Event driven image sensor boosts drone safety

Technology News |
By Nick Flaherty



Researchers in Switzerland and the Netherlands have used event driven image sensors to improve the safety of a multi-rotor autonomous drone. 

Once a motor fails, a drone can rotate uncontrollably, making navigation and stabilisation very difficult. Larger drones use GNSS satellite receivers to try to regain control of the system, but this is not practical for smaller aircraft.

“When one rotor fails, the drone begins to spin on itself like a ballerina,” said Davide Scaramuzza, head of the Robotics and Perception Group at UZH and of the Rescue Robotics Grand Challenge at NCCR Robotics, which funded the research. “This high-speed rotational motion causes standard controllers to fail unless the drone has access to very accurate position measurements.”

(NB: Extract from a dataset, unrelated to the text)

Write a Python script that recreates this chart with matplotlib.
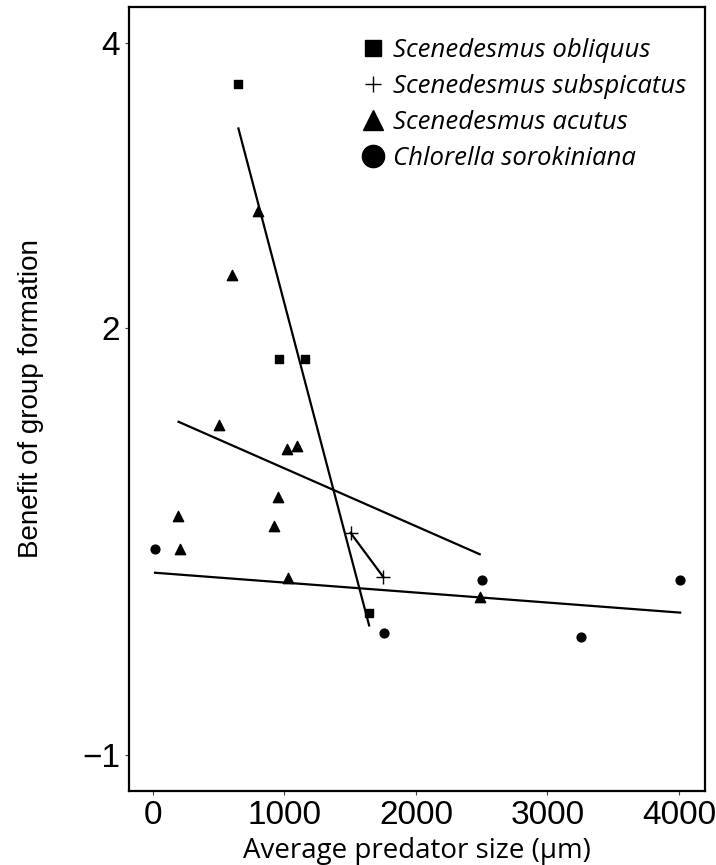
# Benefit of group formation vs average predator size
import matplotlib
matplotlib.use("Agg")
import matplotlib.pyplot as plt
from matplotlib.lines import Line2D

# Data
sq_x = [650, 956, 1160, 1644]
sq_y = [3.71, 1.78, 1.78, 0.0]
plus_x = [1503, 1752]
plus_y = [0.56, 0.25]
tri_x = [504, 603, 801, 1019, 1093, 953, 189, 917, 202, 1024, 2485]
tri_y = [1.32, 2.37, 2.82, 1.15, 1.17, 0.81, 0.68, 0.61, 0.45, 0.24, 0.11]
circ_x = [13, 1755, 2506, 3255, 4009]
circ_y = [0.45, -0.14, 0.23, -0.17, 0.23]

# regression lines (end points)
sq_line_x = [650, 1644]
sq_line_y = [3.40, -0.09]
tri_line_x = [195, 2485]
tri_line_y = [1.34, 0.41]
circ_line_x = [16, 4009]
circ_line_y = [0.28, 0.0]

species = ["Scenedesmus obliquus", "Scenedesmus subspicatus",
           "Scenedesmus acutus", "Chlorella sorokiniana"]
yticks = [-1, 2, 4]
xticks = [0, 1000, 2000, 3000, 4000]

fig = plt.figure(figsize=(7.16, 8.65), dpi=100)
ax = fig.add_axes([0.180, 0.0855, 0.8046, 0.9064])

lw = 1.6
ax.plot(sq_line_x, sq_line_y, color="black", lw=lw)
ax.plot(tri_line_x, tri_line_y, color="black", lw=lw)
ax.plot(circ_line_x, circ_line_y, color="black", lw=lw)
ax.plot(plus_x, plus_y, color="black", lw=lw)

ax.scatter(sq_x, sq_y, marker="s", s=40, color="black", zorder=3)
ax.scatter(plus_x, plus_y, marker="+", s=90, color="black", linewidths=1.0, zorder=3)
ax.scatter(tri_x, tri_y, marker="^", s=55, color="black", zorder=3)
ax.scatter(circ_x, circ_y, marker="o", s=40, color="black", zorder=3)

ax.set_xlim(-183, 4198)
ax.set_ylim(-1.253, 4.253)
ax.set_xticks(xticks)
ax.set_yticks(yticks)
ax.set_yticklabels(["\u22121", "2", "4"])
ax.tick_params(length=3, width=0.8, color="#444444", labelsize=24)
for lab in ax.get_xticklabels() + ax.get_yticklabels():
    lab.set_family("Liberation Sans")
for sp in ax.spines.values():
    sp.set_linewidth(1.6)

ax.set_xlabel("Average predator size (\u03bcm)", fontsize=20, family="Open Sans", labelpad=4)
ax.set_ylabel("Benefit of group formation", fontsize=20, family="Liberation Sans", labelpad=27)

handles = [
    Line2D([], [], ls="none", marker="s", ms=11, color="black"),
    Line2D([], [], ls="none", marker="+", ms=11, mew=1.0, color="black"),
    Line2D([], [], ls="none", marker="^", ms=15, color="black"),
    Line2D([], [], ls="none", marker="o", ms=16, color="black"),
]
leg = ax.legend(handles, species, loc="upper left", bbox_to_anchor=(0.38, 0.983),
                frameon=False, handlelength=0.6, handletextpad=0.45,
                labelspacing=0.42, borderpad=0.2,
                prop={"family": "Open Sans", "style": "italic", "size": 18.5})

fig.savefig("out.png", dpi=100)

Instead, the technique developed by the researchers combine data from a standard camera with an event-driven camera sensor that only responds to changes in an image. These event driven, neuromorphic or spiking neural network sensors are being commercialised by companies such as Prophesee in France and Opteran in the UK. The team plans to release the technology as open source.

This is increasingly important with more autonomous drones being used for deliveries that have to operate safely in the event of a failure.

The research team developed algorithms that combine information from the two sensors and use it to track the quadrotor’s position relative to its surroundings. This enables the onboard computer to control the drone as it flies – and spins – with only three rotors.

Next: Event driven image sensor performance 


The researchers found that both types of cameras perform well in normal light conditions. “When illumination decreases, however, standard cameras begin to experience motion blur that ultimately disorients the drone and crashes it, whereas event cameras also work well in very low light,” said Sihao Sun, a researcher in Scaramuzza’s lab.

“State-of-art flight controllers can stabilize and control a quadrotor even when subjected to the complete loss of a rotor. However, these methods rely on external sensors, such as GPS or motion capture systems, for state estimation. To the best of our knowledge, this has not yet been achieved with onboard sensors,” he said.

The primary challenge of this problem stems from the inevitable high-speed yaw rotation (over 20 rad/s), causing motion blur to cameras, which is a problem for visual inertial odometry (VIO). The high dynamic range and high temporal resolution of the event-based camera.

“Experimental validations show that our approach is able to accurately control the position of a quadrotor during a motor failure scenario. We believe our approach will render autonomous quadrotors safer in both GPS denied or degraded environments,” said Sun.

The team plans to release both controller and the VIO algorithm as fully open source.